Brad Hendricks has a family tradition of dedication to the law. His father was also an attorney in Little Rock, and a former circuit judge in Pulaski County.
Brad has worked for many years as a trial attorney almost exclusively handling medical malpractice cases. His practice focuses on representing children with cerebral palsy or other birth injuries caused by obstetric or pediatric malpractice. Several of the cases he has settled or won at trial have been reported in a number of legal publications.
In 1980, the State of Arkansas called upon Brad Hendricks to bring the prison system into compliance with legal standards. The Director of the Arkansas Department of Correction vested in him the responsibility and authority to do so.
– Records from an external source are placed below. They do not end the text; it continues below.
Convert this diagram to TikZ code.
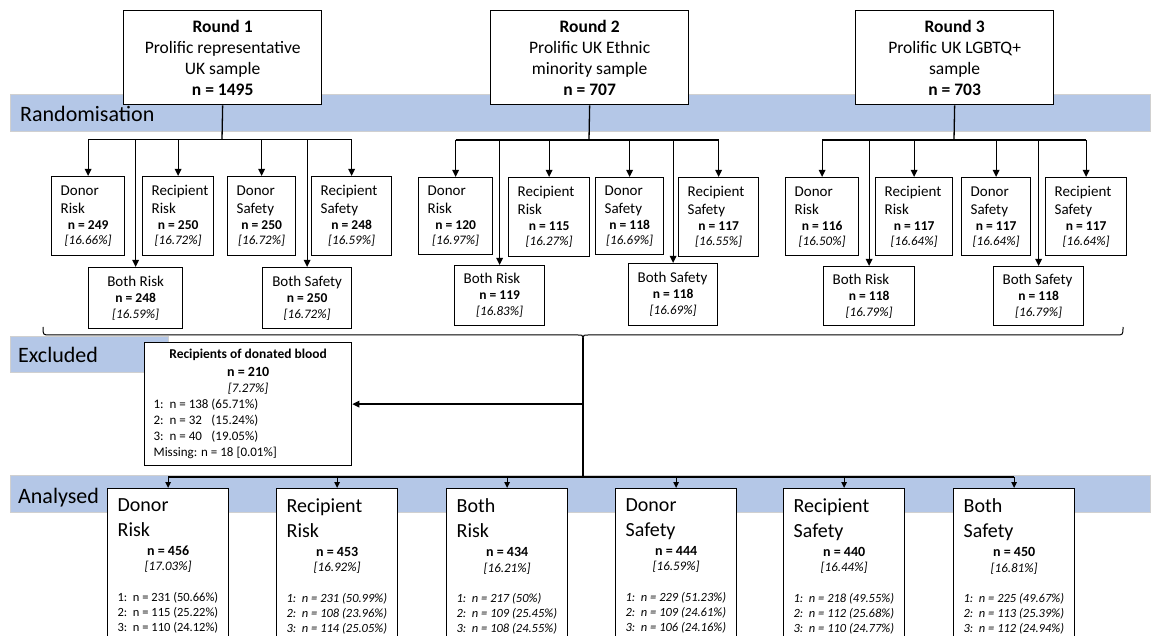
\documentclass[tikz,border=0pt]{standalone}
\usepackage{fontspec}
\setmainfont{Carlito}
\usetikzlibrary{arrows.meta,calc}
\definecolor{bandblue}{HTML}{B4C7E7}
\definecolor{bandedge}{HTML}{D0D0D0}
\newcommand{\armbox}[8]{\node[box, minimum width=#4pt, minimum height=#5pt] (#1) at (#2,#3) {\begin{minipage}{\dimexpr#4pt-18pt\relax}\hyphenpenalty=10000 {\fontsize{15}{18}\selectfont #6\par}{\centering\fontsize{13.5}{16}\selectfont\bfseries n = #7\par}{\centering\fontsize{13}{15}\selectfont\itshape [#8\%]\par}\end{minipage}};}
\newcommand{\bothbox}[9]{\node[box, minimum width=#4pt, minimum height=#5pt] (#1) at (#2,#3) {\begin{minipage}{\dimexpr#4pt-18pt\relax}{#9\fontsize{15}{16}\selectfont\mbox{#6}\par}{\centering\fontsize{13.5}{16}\selectfont\bfseries n = #7\par}{\centering\fontsize{13}{16}\selectfont\itshape [#8\%]\par}\end{minipage}};}
\newcommand{\anbox}[9]{\node[box, inner xsep=10pt, inner ysep=10pt] (#1) at (#2,488) {\begin{minipage}[t][170pt][t]{101pt}{\fontsize{20}{25}\selectfont #3\par}{\centering\fontsize{14}{19}\selectfont\bfseries n = #4\par}{\centering\fontsize{13}{15.5}\selectfont\itshape [#5\%]\par}\vspace{15.5pt}{\fontsize{12.5}{15}\selectfont#9\mbox{1:\ \ n = #6}\\\mbox{2:\ \ n = #7}\\\mbox{3:\ \ n = #8}\par}\end{minipage}};}
\begin{document}
\begin{tikzpicture}[x=1pt,y=-1pt,
  box/.style={draw=black, line width=1.3pt, fill=white, rectangle, inner sep=0pt, anchor=north west},
  band/.style={fill=bandblue, draw=bandedge, line width=1pt},
  conn/.style={line width=1.3pt, draw=black},
  arr/.style={conn, -{Triangle[length=7pt,width=6.5pt]}},
  sarr/.style={conn, -{Triangle[length=6pt,width=5.5pt]}},
  bandlabel/.style={anchor=base west, inner sep=0pt, font=\fontsize{22}{26}\selectfont},
  roundbox/.style={box, minimum width=198pt, minimum height=94pt, align=center, font=\fontsize{17.5}{21}\selectfont},
]
\useasboundingbox (0,0) rectangle (1152,636);
\clip (0,0) rectangle (1152,636);

% bands
\draw[band] (10,95) rectangle (1150,132);
\node[bandlabel] (lrand) at (20,122) {Randomisation};
\draw[band] (10,337) rectangle (168,373);
\node[bandlabel] (lexc) at (18,363) {Excluded};
\draw[band] (10,475) rectangle (1150,512);
\node[bandlabel] (lana) at (18,503) {Analysed};

% round boxes
\node[roundbox] (r1) at (123,10) {\textbf{Round 1}\\Prolific representative\\UK sample\\\textbf{n = 1495}};
\node[roundbox] (r2) at (490,10) {\textbf{Round 2}\\Prolific UK Ethnic\\minority sample\\\textbf{n = 707}};
\node[roundbox] (r3) at (855,10) {\textbf{Round 3}\\Prolific UK LGBTQ+\\sample\\\textbf{n = 703}};

% arm boxes round 1
\armbox{dr1}{51}{176}{73}{79}{Donor\\Risk}{249}{16.66}
\armbox{rr1}{142}{176}{71}{79}{Recipient\\Risk}{250}{16.72}
\armbox{ds1}{227}{176}{68}{79}{Donor\\Safety}{250}{16.72}
\armbox{rs1}{311}{176}{80}{79}{Recipient\\Safety}{248}{16.59}
\bothbox{br1}{88}{267}{94}{61}{Both Risk}{248}{16.59}{\centering}
\bothbox{bs1}{262}{267}{89}{61}{Both Safety}{250}{16.72}{\centering}
% round 2
\armbox{dr2}{418}{177}{74}{77}{Donor\\Risk}{120}{16.97}
\armbox{rr2}{508}{177}{81}{79}{Recipient\\Risk}{115}{16.27}
\armbox{ds2}{595}{177}{68}{77}{Donor\\Safety}{118}{16.69}
\armbox{rs2}{678}{177}{80}{79}{Recipient\\Safety}{117}{16.55}
\bothbox{br2}{454}{265}{90}{60}{Both Risk}{119}{16.83}{\relax}
\bothbox{bs2}{628}{263}{89}{62}{Both Safety}{118}{16.69}{\relax}
% round 3
\armbox{dr3}{785}{177}{73}{78}{Donor\\Risk}{116}{16.50}
\armbox{rr3}{875}{177}{77}{78}{Recipient\\Risk}{117}{16.64}
\armbox{ds3}{961}{177}{69}{78}{Donor\\Safety}{117}{16.64}
\armbox{rs3}{1045}{177}{81}{78}{Recipient\\Safety}{117}{16.64}
\bothbox{br3}{823}{266}{91}{59}{Both Risk}{118}{16.79}{\relax}
\bothbox{bs3}{993}{266}{90}{59}{Both Safety}{118}{16.79}{\relax}

% randomisation connectors
\coordinate (b1) at (222,139.5);
\coordinate (b2) at (589,140);
\coordinate (b3) at (954,140);
\draw[conn] (r1.south) -- (b1);
\draw[conn] (r2.south) -- (b2);
\draw[conn] (r3.south) -- (b3);
\draw[conn] (dr1.north |- b1) -- (rs1.north |- b1);
\draw[conn] (dr2.north |- b2) -- (rs2.north |- b2);
\draw[conn] (dr3.north |- b3) -- (rs3.north |- b3);
\foreach \n in {dr1,rr1,ds1,rs1,br1,bs1}{\draw[arr] (\n.north |- b1) -- (\n.north);}
\foreach \n in {dr2,rr2,ds2,rs2,br2,bs2}{\draw[arr] (\n.north |- b2) -- (\n.north);}
\foreach \n in {dr3,rr3,ds3,rs3,br3,bs3}{\draw[arr] (\n.north |- b3) -- (\n.north);}

% brace
\coordinate (bt) at (583,338);
\coordinate (bl) at (43,327);
\coordinate (br) at (1123,327);
\draw[line width=1pt] (bl) .. controls (43,335) and (43,335) .. (50,335) -- (578,335) .. controls (582,335) and (583,335) .. (bt);
\draw[line width=1pt] (br) .. controls (1123,335) and (1123,335) .. (1116,335) -- (588,335) .. controls (584,335) and (583,335) .. (bt);

% excluded box
\node[box, minimum width=207pt, minimum height=123pt] (ex) at (144,342) {\begin{minipage}{189pt}\fontsize{13}{16}\selectfont
{\centering\fontsize{13.5}{16}\selectfont\bfseries Recipients of donated blood\par}
{\centering\fontsize{14}{18}\selectfont\bfseries n = 210\par}
{\centering\itshape [7.27\%]\par}
1:\ \ n = 138 (65.71\%)\\
2:\ \ n = 32\phantom{0} (15.24\%)\\
3:\ \ n = 40\phantom{0} (19.05\%)\\
Missing: n = 18 [0.01\%]\par\end{minipage}};

% analysed boxes
\anbox{an1}{107}{Donor\\Risk}{456}{17.03}{231 (50.66\%)}{115 (25.22\%)}{110 (24.12\%)}{\upshape}
\anbox{an2}{276}{Recipient\\Risk}{453}{16.92}{231 (50.99\%)}{108 (23.96\%)}{114 (25.05\%)}{\itshape}
\anbox{an3}{446}{Both\\Risk}{434}{16.21}{217 (50\%)}{109 (25.45\%)}{108 (24.55\%)}{\itshape}
\anbox{an4}{615}{Donor\\Safety}{444}{16.59}{229 (51.23\%)}{109 (24.61\%)}{106 (24.16\%)}{\itshape}
\anbox{an5}{783}{Recipient\\Safety}{440}{16.44}{218 (49.55\%)}{112 (25.68\%)}{110 (24.77\%)}{\itshape}
\anbox{an6}{953}{Both\\Safety}{450}{16.81}{225 (49.67\%)}{113 (25.39\%)}{112 (24.94\%)}{\itshape}

% flow to excluded and analysed
\coordinate (aj) at (583,476.5);
\coordinate (ej) at (bt |- ex.east);
\draw[conn] (bt) -- (aj);
\draw[arr] (ej) -- (ex.east);
\draw[line width=2pt] (an1.north |- aj) -- (an6.north |- aj);
\foreach \n in {an1,an2,an3,an4,an5,an6}{\draw[sarr] (\n.north |- aj) -- (\n.north);}
\end{tikzpicture}
\end{document}
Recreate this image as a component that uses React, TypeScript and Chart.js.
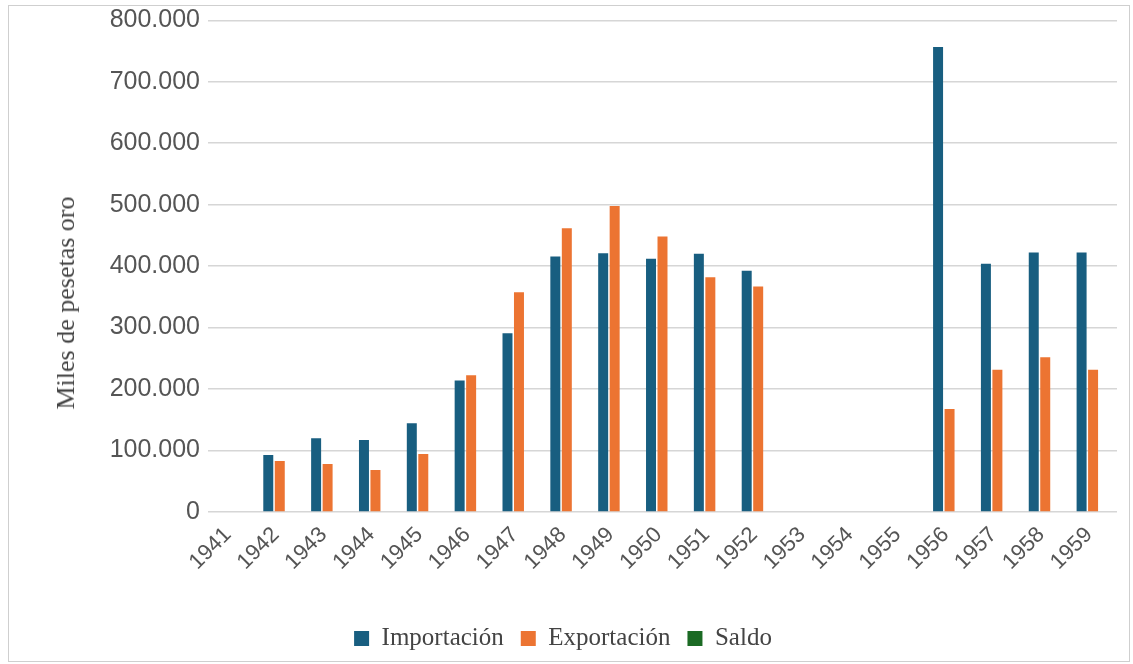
import React, { useEffect, useRef } from 'react';
import { Chart, registerables } from 'chart.js';

Chart.register(...registerables);

const years = ['1941', '1942', '1943', '1944', '1945', '1946', '1947', '1948', '1949', '1950', '1951', '1952', '1953', '1954', '1955', '1956', '1957', '1958', '1959'];
const importacion = [null, 92700, 120000, 117000, 144500, 214000, 290600, 415600, 421000, 411800, 420000, 392400, null, null, null, 756500, 403700, 422000, 422000];
const exportacion = [null, 82800, 77900, 68200, 94200, 222400, 357600, 461500, 497900, 448000, 382000, 366900, null, null, null, 167700, 231600, 251600, 231600];
const saldo = [null, null, null, null, null, null, null, null, null, null, null, null, null, null, null, null, null, null, null];
const yMin = 0;
const yMax = 800000;
const yStep = 100000;
const yTitle = 'Miles de pesetas oro';

const fmt = (v: number) => String(Math.round(v)).replace(/\B(?=(\d{3})+(?!\d))/g, '.');

export default function App() {
  const ref = useRef<HTMLCanvasElement | null>(null);
  useEffect(() => {
    if (!ref.current) return;
    const chart = new Chart(ref.current, {
      type: 'bar',
      data: {
        labels: years,
        datasets: [
          { label: 'Importación', data: importacion, backgroundColor: '#185e80' },
          { label: 'Exportación', data: exportacion, backgroundColor: '#ec7432' },
          { label: 'Saldo', data: saldo, backgroundColor: '#1b6a24' },
        ],
      },
      options: {
        animation: false,
        responsive: true,
        maintainAspectRatio: false,
        datasets: { bar: { categoryPercentage: 0.72, barPercentage: 0.87 } },
        layout: { padding: { left: 0, right: 12, top: 0, bottom: 0 } },
        plugins: {
          tooltip: { enabled: false },
          legend: {
            position: 'bottom',
            labels: {
              boxWidth: 15,
              boxHeight: 15,
              padding: 17,
              color: '#444',
              font: { family: 'Liberation Serif', size: 25 },
            },
          },
        },
        scales: {
          x: {
            grid: { display: false },
            border: { display: false },
            ticks: {
              color: '#555',
              font: { family: 'Liberation Sans', size: 22 },
              maxRotation: 45,
              minRotation: 45,
              padding: 2,
              labelOffset: -4,
            },
            afterFit: (s: any) => { s.height = 97; },
          },
          y: {
            min: yMin,
            max: yMax,
            grid: { color: '#d6d6d6', lineWidth: 1.5, drawTicks: false },
            border: { display: false },
            ticks: {
              stepSize: yStep,
              color: '#555',
              padding: 8,
              font: { family: 'Liberation Sans', size: 25, lineHeight: 0.5 },
              callback: (v: any) => fmt(Number(v)),
            },
            title: { display: false },
            afterFit: (s: any) => { s.width = 199; },
          },
        },
      },
    });
    return () => chart.destroy();
  }, []);
  return (
    <div style={{ position: 'absolute', left: 8, top: 5, width: 1122, height: 657, border: '1px solid #cfcfcf', boxSizing: 'border-box', background: '#fff' }}>
      <div style={{ position: 'relative', width: 1120, height: 655 }}>
        <canvas ref={ref} />
      </div>
      <div
        style={{
          position: 'absolute',
          left: 57,
          top: 297,
          width: 0,
          height: 0,
        }}
      >
        <div
          style={{
            position: 'absolute',
            left: 0,
            top: 0,
            transform: 'translate(-50%, -50%) rotate(-90deg)',
            whiteSpace: 'nowrap',
            fontFamily: 'Liberation Serif',
            fontSize: 26,
            lineHeight: '30px',
            color: '#444',
          }}
        >
          {yTitle}
        </div>
      </div>
    </div>
  );
}
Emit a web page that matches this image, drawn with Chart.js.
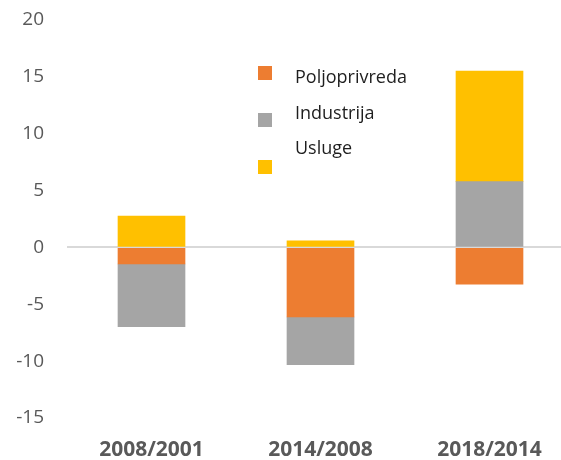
<!DOCTYPE html>
<html>
<head>
<meta charset="utf-8">
<script src="https://cdn.jsdelivr.net/npm/chart.js@4"></script>
<style>
  html, body { margin: 0; padding: 0; background: #fff; overflow: hidden; }
  #wrap { width: 574px; height: 460px; }
</style>
</head>
<body>
<div id="wrap"><canvas id="myChart"></canvas></div>
<script>
const categories = ["2008/2001", "2014/2008", "2018/2014"];
const seriesNames = ["Poljoprivreda", "Industrija", "Usluge"];
const poljoprivreda = [-1.46, -6.12, -3.24];
const industrija = [-5.51, -4.18, 5.78];
const usluge = [2.76, 0.59, 9.72];
const colors = ['#ED7D31', '#A5A5A5', '#FFC000'];

const ctx = document.getElementById('myChart');

// legend sits inside the plot, drawn by hand
const insideLegend = {
    id: 'insideLegend',
    afterDraw(chart) {
        const c = chart.ctx;
        const boxes = [66, 113, 160];
        const baselines = [83, 119, 154];
        c.save();
        c.font = '18px "Open Sans"';
        c.textBaseline = 'alphabetic';
        c.textAlign = 'left';
        chart.data.datasets.forEach((ds, i) => {
            c.fillStyle = ds.backgroundColor;
            c.fillRect(258, boxes[i], 14, 14);
            c.fillStyle = '#1e1e1e';
            c.fillText(ds.label, 295, baselines[i]);
        });
        c.restore();
    }
};

new Chart(ctx, {
    type: 'bar',
    data: {
        labels: categories,
        datasets: [
            { label: seriesNames[0], data: poljoprivreda, backgroundColor: colors[0] },
            { label: seriesNames[1], data: industrija, backgroundColor: colors[1] },
            { label: seriesNames[2], data: usluge, backgroundColor: colors[2] }
        ]
    },
    options: {
        responsive: true,
        maintainAspectRatio: false,
        animation: false,
        layout: { padding: { top: 20, left: 0, right: 0, bottom: 0 } },
        datasets: { bar: { barThickness: 67, borderWidth: 0 } },
        plugins: {
            legend: { display: false },
            tooltip: { enabled: false }
        },
        scales: {
            x: {
                stacked: true,
                grid: { display: false, drawTicks: false },
                border: { display: false },
                ticks: {
                    padding: 19,
                    color: '#595959',
                    font: { family: 'Open Sans', size: 21, weight: 'bold' }
                },
                afterFit(scale) { scale.height = 42; }
            },
            y: {
                stacked: true,
                min: -15,
                max: 20,
                z: 1,
                grid: {
                    drawTicks: false,
                    color: c => c.tick && c.tick.value === 0 ? '#d9d9d9' : 'rgba(0,0,0,0)',
                    lineWidth: 2
                },
                border: { display: false },
                ticks: {
                    stepSize: 5,
                    padding: 23,
                    color: '#595959',
                    font: { family: 'Open Sans', size: 19 }
                },
                afterFit(scale) {
                    scale.width = 67;
                    scale.paddingTop = 0;
                    scale.paddingBottom = 0;
                }
            }
        }
    },
    plugins: [insideLegend]
});
</script>
</body>
</html>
This involved numerous issues in an eleven-year lawsuit, which was successfully concluded in 1982. In 1981, Brad was named Employee of the Year by the Department of Correction in recognition of his success in reforming the state’s prisons. He investigated and corrected problems with security, brutality, racism, inmate discipline, and over one hundred medical, legal and administrative issues. Brad also served as Assistant Warden of the penitentiary at Wrightsville, AR.
Brad has served as an expert witness in the federal litigation which challenged conditions of confinement in the state prisons of Oklahoma, and in similar litigation in three separate Arkansas cases involving county jails.